Data records —
■ ■ ■ ■
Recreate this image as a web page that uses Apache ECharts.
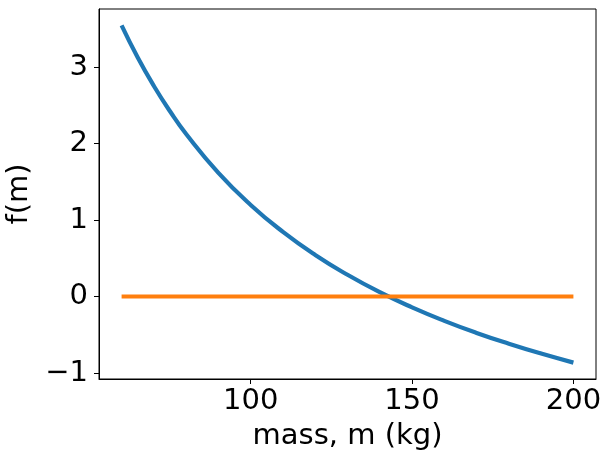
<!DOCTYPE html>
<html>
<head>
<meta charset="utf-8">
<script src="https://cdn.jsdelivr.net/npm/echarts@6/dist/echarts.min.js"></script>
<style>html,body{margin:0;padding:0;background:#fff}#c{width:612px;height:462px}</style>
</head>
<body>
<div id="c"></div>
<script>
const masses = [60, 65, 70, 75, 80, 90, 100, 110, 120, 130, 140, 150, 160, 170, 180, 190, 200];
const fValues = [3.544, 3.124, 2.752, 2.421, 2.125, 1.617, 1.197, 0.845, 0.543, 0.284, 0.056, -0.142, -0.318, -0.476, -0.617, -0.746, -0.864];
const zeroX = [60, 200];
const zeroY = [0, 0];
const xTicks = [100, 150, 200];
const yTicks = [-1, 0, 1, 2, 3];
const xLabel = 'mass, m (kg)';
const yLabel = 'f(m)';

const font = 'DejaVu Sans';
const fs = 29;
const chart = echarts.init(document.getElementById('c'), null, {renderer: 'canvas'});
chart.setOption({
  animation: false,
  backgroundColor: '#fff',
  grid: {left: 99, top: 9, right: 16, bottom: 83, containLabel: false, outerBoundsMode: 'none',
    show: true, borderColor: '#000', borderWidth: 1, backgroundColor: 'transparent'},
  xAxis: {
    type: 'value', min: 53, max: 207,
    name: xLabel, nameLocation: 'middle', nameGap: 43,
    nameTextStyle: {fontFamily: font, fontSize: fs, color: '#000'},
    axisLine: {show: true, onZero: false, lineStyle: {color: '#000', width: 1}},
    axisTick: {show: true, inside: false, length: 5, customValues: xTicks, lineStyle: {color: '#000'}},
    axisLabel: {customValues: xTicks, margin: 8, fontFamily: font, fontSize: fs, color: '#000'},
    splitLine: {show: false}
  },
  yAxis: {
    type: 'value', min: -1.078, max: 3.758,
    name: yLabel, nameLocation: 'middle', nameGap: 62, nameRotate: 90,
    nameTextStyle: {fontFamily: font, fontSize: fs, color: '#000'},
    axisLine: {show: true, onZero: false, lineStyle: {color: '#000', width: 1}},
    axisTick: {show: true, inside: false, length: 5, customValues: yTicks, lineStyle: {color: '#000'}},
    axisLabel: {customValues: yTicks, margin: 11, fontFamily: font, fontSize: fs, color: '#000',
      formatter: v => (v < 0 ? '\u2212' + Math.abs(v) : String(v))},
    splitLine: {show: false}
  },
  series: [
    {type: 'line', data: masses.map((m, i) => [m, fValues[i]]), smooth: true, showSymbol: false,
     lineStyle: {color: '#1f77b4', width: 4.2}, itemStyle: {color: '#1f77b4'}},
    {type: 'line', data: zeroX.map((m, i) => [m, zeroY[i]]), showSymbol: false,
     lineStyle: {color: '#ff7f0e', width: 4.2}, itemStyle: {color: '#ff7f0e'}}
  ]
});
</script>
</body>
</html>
■ ■ ■ ■
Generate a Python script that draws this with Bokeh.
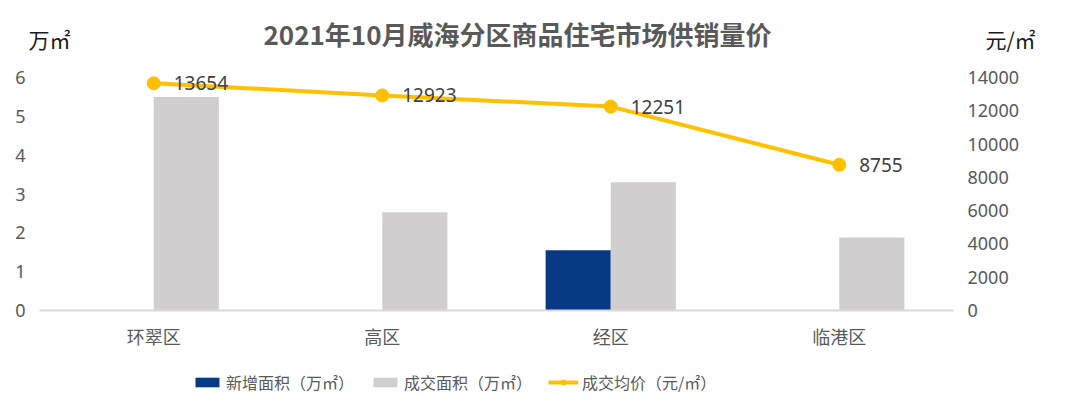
■ ■ ■ ■
The exercise —
Show all lines in the entries above where the word "script" appears.

Response —
<script src="https://cdn.jsdelivr.net/npm/echarts@6/dist/echarts.min.js"></script>
<script>
</script>
Generate a Python script that draws this with Bokeh.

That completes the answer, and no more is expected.